La bibliothèque dans son ensemble a été conçue dans un souci de fluidité, de lumière et de transparence : façades vitrées, verrière au plafond, ascenseurs panoramiques. Située sur le cours Belsunce, à deux pas de la Canebière, l’objectif était aussi de redynamiser ce quartier du centre-ville historique.
Vingt ans plus tard, malgré des difficultés internes qui ont mené un temps à la réduction de ses horaires d’ouverture, la BMVR enregistre 1 million de prêts de documents par an et reçoit en moyenne 1,2 million de visiteurs chaque année. Une part non négligeable de ses usagers y vient aussi pour le cadre de travail qu’elle propose. La programmation culturelle, servie par ses différents espaces d’exposition et d’évènements, constitue une part importante de son activité.
La bibliothèque de l’Alcazar a encore de beaux jours devant elle et des défis à relever : améliorer sa fréquentation et son accessibilité, diversifier son public, adapter ses services, entretenir et moderniser les locaux… Ses horaires d’ouverture viennent d’être élargis et une enquête participative sur sa fréquentation a été lancée. Le réseau marseillais dans son ensemble, avec deux nouvelles constructions prévues dans les années à venir et un plan de rénovation et de réaménagement, est en voie d’évolution pour se moderniser et répondre mieux aux besoins de sa population.
Pour célébrer cet anniversaire, plusieurs rendez-vous sont proposés.
L’art visuel a tout d’abord été choisi pour mettre en avant les années qui passent et l’histoire de Marseille. Ne m’oublie pas donne à voir la collection de Jean-Marie Donat, constituée des archives photos du Studio Rex : logé au cœur de Belsunce, il a réalisé entre les années 1960 et 1980 des centaines de portraits, photos de famille ou administratives pour des personnes en parcours migratoire depuis l’Afrique du Nord et de l’Ouest. Cette exposition, conçue par les Rencontres photographiques d’Arles, met en relief toute la force de la photographie vernaculaire. À voir jusqu’au 1er mars 2025.

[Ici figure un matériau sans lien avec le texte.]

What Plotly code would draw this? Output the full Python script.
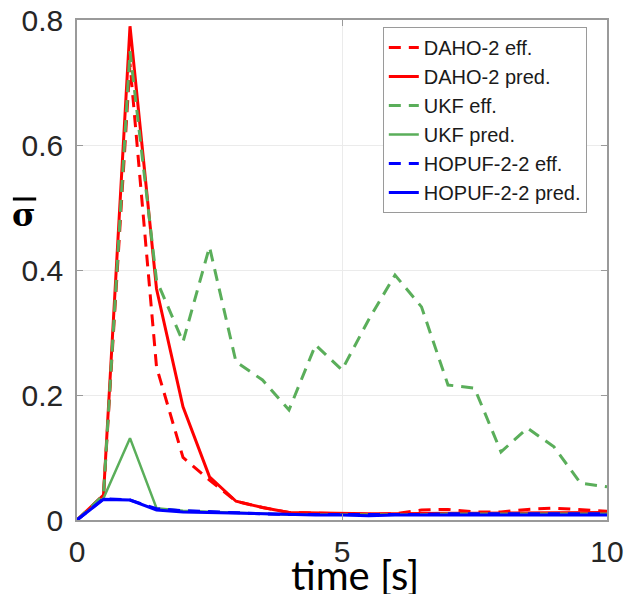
import plotly.graph_objects as go

time_s = [0, 0.5, 1, 1.5, 2, 2.5, 3, 3.5, 4, 4.5, 5, 5.5, 6, 6.5, 7, 7.5, 8, 8.5, 9, 9.5, 10]

daho_eff = [0, 0.04, 0.73, 0.245, 0.10, 0.064, 0.03, 0.02, 0.012, 0.011, 0.01, 0.009, 0.01,
            0.016, 0.017, 0.013, 0.013, 0.017, 0.019, 0.016, 0.014]
daho_pred = [0, 0.04, 0.79, 0.37, 0.181, 0.069, 0.03, 0.02, 0.012, 0.011, 0.011, 0.01, 0.01,
             0.011, 0.011, 0.011, 0.011, 0.011, 0.012, 0.012, 0.012]
ukf_eff = [0, 0.04, 0.75, 0.384, 0.285, 0.437, 0.253, 0.224, 0.176, 0.28, 0.24, 0.32, 0.392,
           0.341, 0.216, 0.211, 0.109, 0.147, 0.117, 0.059, 0.053]
ukf_pred = [0, 0.035, 0.131, 0.019, 0.015, 0.013, 0.011, 0.01, 0.009, 0.009, 0.009, 0.008, 0.009,
            0.009, 0.01, 0.01, 0.01, 0.01, 0.01, 0.01, 0.01]
hopuf_eff = [0, 0.034, 0.032, 0.018, 0.015, 0.013, 0.011, 0.01, 0.009, 0.009, 0.008, 0.008, 0.009,
             0.009, 0.01, 0.01, 0.01, 0.01, 0.01, 0.01, 0.01]
hopuf_pred = [0, 0.033, 0.032, 0.016, 0.013, 0.012, 0.01, 0.009, 0.008, 0.008, 0.008, 0.007, 0.008,
              0.008, 0.009, 0.009, 0.009, 0.009, 0.009, 0.009, 0.008]

series_names = ["DAHO-2 eff.", "DAHO-2 pred.", "UKF eff.", "UKF pred.",
                "HOPUF-2-2 eff.", "HOPUF-2-2 pred."]
x_ticks = [0, 5, 10]
y_ticks = [0, 0.2, 0.4, 0.6, 0.8]
y_ticklabels = ["0", "0.2", "0.4", "0.6", "0.8"]

RED = "#ff0000"
GREEN = "#5aae5a"
BLUE = "#0000ff"
DASH = "12px,8px"

styles = [
    (daho_eff, RED, DASH, 3),
    (daho_pred, RED, "solid", 3),
    (ukf_eff, GREEN, DASH, 3),
    (ukf_pred, GREEN, "solid", 2.5),
    (hopuf_eff, BLUE, DASH, 3),
    (hopuf_pred, BLUE, "solid", 3),
]

fig = go.Figure()
for name, (vals, col, dash, w) in zip(series_names, styles):
    fig.add_trace(go.Scatter(x=time_s, y=vals, mode="lines", name=name,
                             line=dict(color=col, dash=dash, width=w)))

axis_common = dict(
    automargin=False,
    showline=True, linecolor="#9a9a9a", linewidth=1.5, mirror="ticks",
    ticks="inside", ticklen=6, tickcolor="#9a9a9a",
    showgrid=True, gridcolor="#ebebeb", gridwidth=1, zeroline=False,
    tickfont=dict(family="Liberation Sans, Arial", size=30, color="#262626"),
)

fig.update_layout(
    width=626, height=594,
    margin=dict(l=77, r=19, t=20, b=74, autoexpand=False),
    paper_bgcolor="white", plot_bgcolor="white",
    xaxis=dict(range=[0, 10], tickvals=x_ticks, ticklabelstandoff=4, **axis_common),
    yaxis=dict(range=[0, 0.8], tickvals=y_ticks, ticktext=y_ticklabels,
               ticklabelstandoff=6, **axis_common),
    legend=dict(x=0.577, y=0.986, xanchor="left", yanchor="top",
                bgcolor="white", bordercolor="#9a9a9a", borderwidth=1,
                font=dict(family="Liberation Sans, Arial", size=20, color="#1a1a1a"),
                tracegroupgap=0, itemwidth=30),
    showlegend=True,
)

# x axis title
fig.add_annotation(text="time [s]", xref="paper", yref="paper", x=0.525, y=-0.11,
                   xanchor="center", yanchor="middle", showarrow=False,
                   font=dict(family="Lato, Open Sans", size=40, color="black"))
# y axis title: sigma with overline
fig.add_annotation(text="<b>σ</b>", xref="paper", yref="paper", x=-0.1, y=0.61,
                   xanchor="center", yanchor="middle", showarrow=False,
                   font=dict(family="DejaVu Serif", size=32, color="black"))
fig.add_shape(type="line", xref="paper", yref="paper", x0=-0.121, x1=-0.077,
              y0=0.642, y1=0.642, line=dict(color="black", width=3))

fig.write_html("out.html", config={"displayModeBar": False},
               post_script="document.body.style.margin='0px';document.body.style.overflow='hidden';")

La littérature jeunesse est également à l’honneur, avec une rétrospective du Prix du Livre Jeunesse de Marseille, un programme partenarial entre écoles, collèges, bibliothèques et librairies de la ville, qui sur une année scolaire incite les enfants à lire une sélection, rencontrer des auteurs et découvrir des lieux culturels locaux. Pour chaque édition, depuis un peu plus de 20 ans, un dessin original est commandé auprès d’un illustrateur ou d’une illustratrice jeunesse afin de réaliser l’affiche du Prix. Ce sont ces dessins originaux qui sont exposés dans le hall central de l’Alcazar, tous conservés précieusement par l’Île aux Livres, service patrimonial de la bibliothèque dédié à la littérature jeunesse. En parallèle seront proposés au jeune public des lectures ainsi que des ateliers en présence d’auteurs et d’autrices jeunesse de la région, et même un concert dessiné. L’occasion de rencontrer Jeanne Macaigne, Mo Abbas, Aude Léonard, Delphine Bournay ou encore Corinne Dreyfus.

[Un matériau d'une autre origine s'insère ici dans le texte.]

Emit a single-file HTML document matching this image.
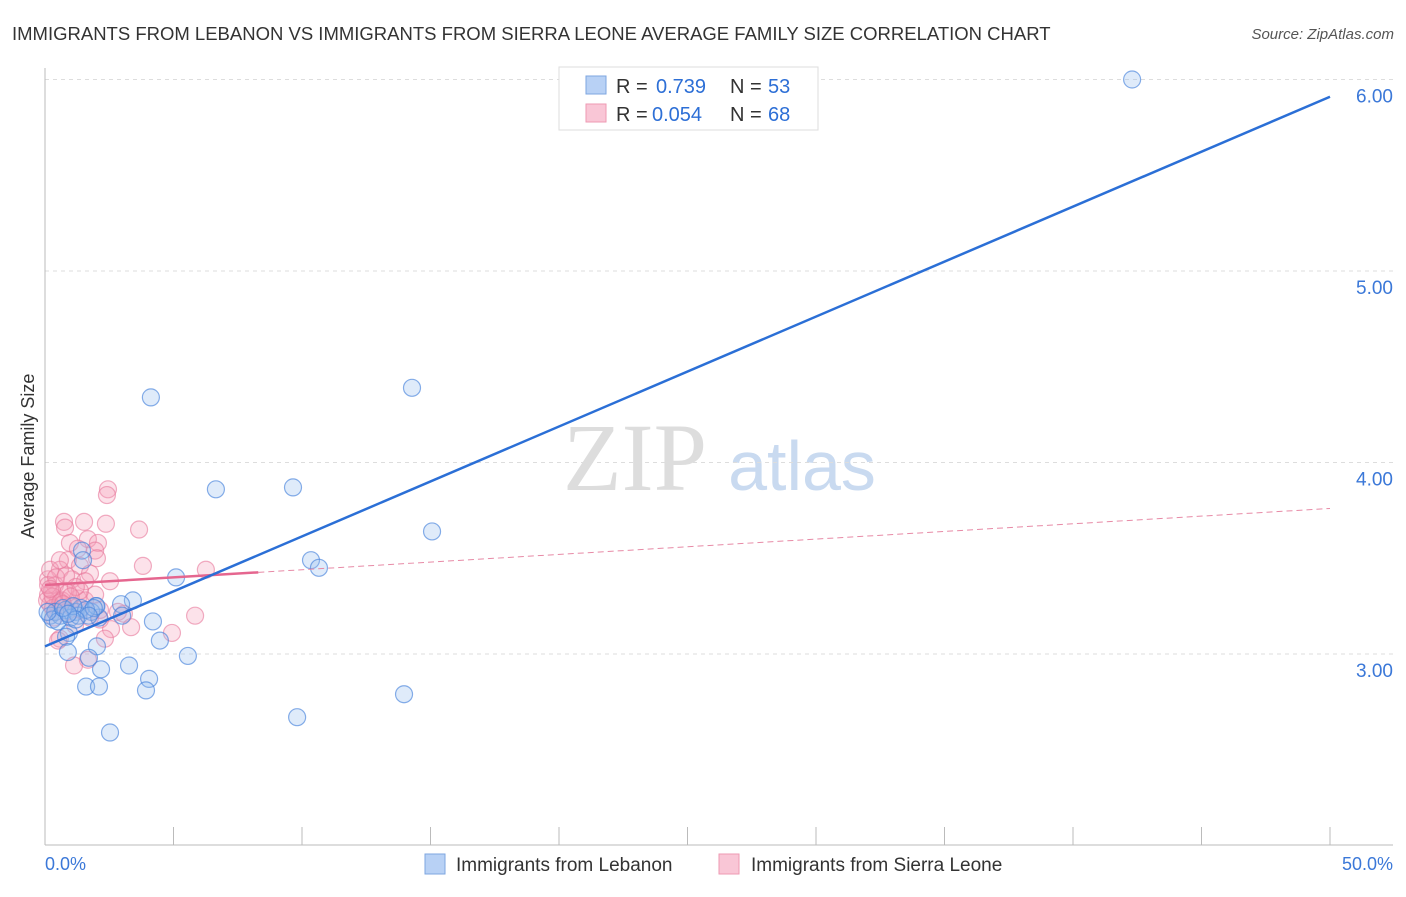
<!DOCTYPE html>
<html><head><meta charset="utf-8"><style>
body{margin:0;background:#fff;font-family:"Liberation Sans",Arial,sans-serif}
</style></head><body>
<svg id="c" width="1406" height="892" xmlns="http://www.w3.org/2000/svg">
<text x="12" y="40" font-size="18.5" fill="#333">IMMIGRANTS FROM LEBANON VS IMMIGRANTS FROM SIERRA LEONE AVERAGE FAMILY SIZE CORRELATION CHART</text>
<text x="1394" y="39" font-size="15" fill="#555" font-style="italic" text-anchor="end">Source: ZipAtlas.com</text>
<text x="34" y="456" font-size="18" fill="#333" text-anchor="middle" transform="rotate(-90 34 456)">Average Family Size</text>
<g><text x="635" y="490" font-size="96" fill="#ddd" font-family="Liberation Serif,serif" text-anchor="middle">ZIP</text><text x="802" y="490" font-size="70" fill="#c9daf0" text-anchor="middle">atlas</text></g>
<g id="grid"></g><g id="marks"></g><g id="lines"></g>
<g>
<rect x="559" y="67" width="259" height="63" fill="#fff" stroke="#ddd"/>
<rect x="586" y="76" width="20" height="18" fill="#b8d1f5" stroke="#7ea6e0"/>
<rect x="586" y="104" width="20" height="18" fill="#f9c6d6" stroke="#ee9ab3"/>
<text x="616" y="93" font-size="20" fill="#333">R =</text>
<text x="656" y="93" font-size="20" fill="#2d6fd6">0.739</text>
<text x="730" y="93" font-size="20" fill="#333">N =</text>
<text x="768" y="93" font-size="20" fill="#2d6fd6">53</text>
<text x="616" y="121" font-size="20" fill="#333">R =</text>
<text x="652" y="121" font-size="20" fill="#2d6fd6">0.054</text>
<text x="730" y="121" font-size="20" fill="#333">N =</text>
<text x="768" y="121" font-size="20" fill="#2d6fd6">68</text>
</g>
<g>
<rect x="425" y="854" width="20" height="20" fill="#b8d1f5" stroke="#7ea6e0"/>
<text x="456" y="871" font-size="19" fill="#333">Immigrants from Lebanon</text>
<rect x="719" y="854" width="20" height="20" fill="#f9c6d6" stroke="#ee9ab3"/>
<text x="751" y="871" font-size="19" fill="#333">Immigrants from Sierra Leone</text>
</g>
<text x="45" y="870" font-size="18" fill="#3b78d8">0.0%</text>
<text x="1393" y="870" font-size="18" fill="#3b78d8" text-anchor="end">50.0%</text>
</svg>
<script>
const yTicks=[3,4,5,6];
const yTickLabels=["3.00","4.00","5.00","6.00"];
const xTicks=[0,5,10,15,20,25,30,35,40,45,50];
const blueX=[42.3,4.12,14.28,6.65,9.65,15.06,10.35,10.66,5.10,3.42,2.96,1.98,4.20,2.10,0.93,0.82,4.47,5.56,0.89,2.02,1.71,2.18,3.27,4.05,3.93,1.60,2.10,13.97,9.81,2.53,1.44,1.48,0.2,0.4,0.6,0.8,1.2,1.4,1.8,2.0,0.3,0.5,1.0,1.3,1.6,0.1,0.7,1.1,3.0,1.9,1.7,1.2,0.9];
const blueY=[6.00,4.34,4.39,3.86,3.87,3.64,3.49,3.45,3.40,3.28,3.26,3.25,3.17,3.19,3.11,3.09,3.07,2.99,3.01,3.04,2.98,2.92,2.94,2.87,2.81,2.83,2.83,2.79,2.67,2.59,3.54,3.49,3.20,3.22,3.20,3.23,3.22,3.24,3.22,3.25,3.18,3.17,3.19,3.20,3.23,3.22,3.24,3.25,3.20,3.24,3.20,3.18,3.21];
const pinkX=[2.45,2.41,0.74,1.52,0.78,2.37,3.66,1.67,0.97,2.06,1.28,1.95,0.89,2.02,3.81,1.36,0.58,6.26,1.75,1.05,1.56,2.53,0.39,0.78,0.12,1.28,0.51,3.07,5.84,0.2,0.27,0.66,0.97,1.36,1.75,2.14,2.57,3.35,4.94,2.33,0.58,1.67,1.13,0.12,0.2,0.35,1.17,0.51,0.86,1.56,1.95,0.08,0.31,0.12,0.43,0.82,2.14,1.36,2.84,0.58,0.3,0.6,0.9,1.2,0.4,0.2,1.0,0.7];
const pinkY=[3.86,3.83,3.69,3.69,3.66,3.68,3.65,3.60,3.58,3.58,3.55,3.54,3.49,3.50,3.46,3.46,3.44,3.44,3.42,3.39,3.38,3.38,3.36,3.33,3.31,3.29,3.28,3.21,3.20,3.26,3.33,3.28,3.25,3.23,3.19,3.18,3.13,3.14,3.11,3.08,3.08,2.97,2.94,3.39,3.44,3.19,3.15,3.07,3.22,3.28,3.31,3.28,3.24,3.36,3.40,3.41,3.23,3.33,3.22,3.49,3.30,3.27,3.32,3.35,3.22,3.34,3.30,3.26];
const blueTrend=[3.04,5.91];
const pinkTrend=[3.36,3.76];
const pinkSolidEnd=8.3;
const X=v=>45+v*25.7, Y=v=>654-(v-3)*191.5;
const NS="http://www.w3.org/2000/svg";
function mk(p,t,a){const e=document.createElementNS(NS,t);for(const k in a)e.setAttribute(k,a[k]);p.appendChild(e);return e;}
const g=document.getElementById('grid'),m=document.getElementById('marks'),l=document.getElementById('lines');
yTicks.forEach((t,i)=>{
 const ln=mk(g,'line',{x1:45,x2:1393,y1:Y(t),y2:Y(t),stroke:'#ddd','stroke-dasharray':'4,4'});
 
 
 const tx=mk(g,'text',{x:1393,y:Y(t)+23,'font-size':19,fill:'#3b78d8','text-anchor':'end'});tx.textContent=yTickLabels[i];
 
 
});
const ax=mk(g,'line',{x1:45,x2:1393,y1:845,y2:845,stroke:'#bbb'});


const ay=mk(g,'line',{x1:45,x2:45,y1:68,y2:845,stroke:'#bbb'});


xTicks.forEach(t=>{const e=mk(g,'line',{x1:X(t),x2:X(t),y1:827,y2:845,stroke:'#bbb'});
 
 });
pinkX.forEach((x,i)=>{const c=mk(m,'circle',{cx:X(x),cy:Y(pinkY[i]),r:8.5,fill:'rgba(245,160,185,0.3)',stroke:'rgba(232,120,155,0.6)','stroke-width':1.2});
 
 });
blueX.forEach((x,i)=>{const c=mk(m,'circle',{cx:X(x),cy:Y(blueY[i]),r:8.5,fill:'rgba(150,190,240,0.3)',stroke:'rgba(70,130,220,0.65)','stroke-width':1.2});
 
 });
const pAt=x=>pinkTrend[0]+(pinkTrend[1]-pinkTrend[0])*x/50;
const pd=mk(l,'line',{x1:X(pinkSolidEnd),y1:Y(pAt(pinkSolidEnd)),x2:X(50),y2:Y(pinkTrend[1]),stroke:'#e78aa6','stroke-width':1,'stroke-dasharray':'6,4'});


const ps=mk(l,'line',{x1:X(0),y1:Y(pinkTrend[0]),x2:X(pinkSolidEnd),y2:Y(pAt(pinkSolidEnd)),stroke:'#e5668f','stroke-width':2.5});


const bl=mk(l,'line',{x1:X(0),y1:Y(blueTrend[0]),x2:X(50),y2:Y(blueTrend[1]),stroke:'#2b6fd6','stroke-width':2.5});


</script>
</body></html>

Deux autres expositions font également la part belle à l’histoire du lieu. Dans le foyer de la salle de conférence, une série de photographies revient sur les années de construction de la BMVR et le chantier de fouilles archéologiques. L’Espace régional propose au 3e étage de découvrir des documents historiques conservés par la bibliothèque, qui retracent l’histoire de la salle de concert mythique que fut l’Alcazar.
On peut encore citer au programme des réjouissances une conférence du Comité du Vieux-Marseille sur l’Alcazar Lyrique le 23 novembre, ou encore une série de podcasts créée par les bibliothécaires à découvrir en ligne.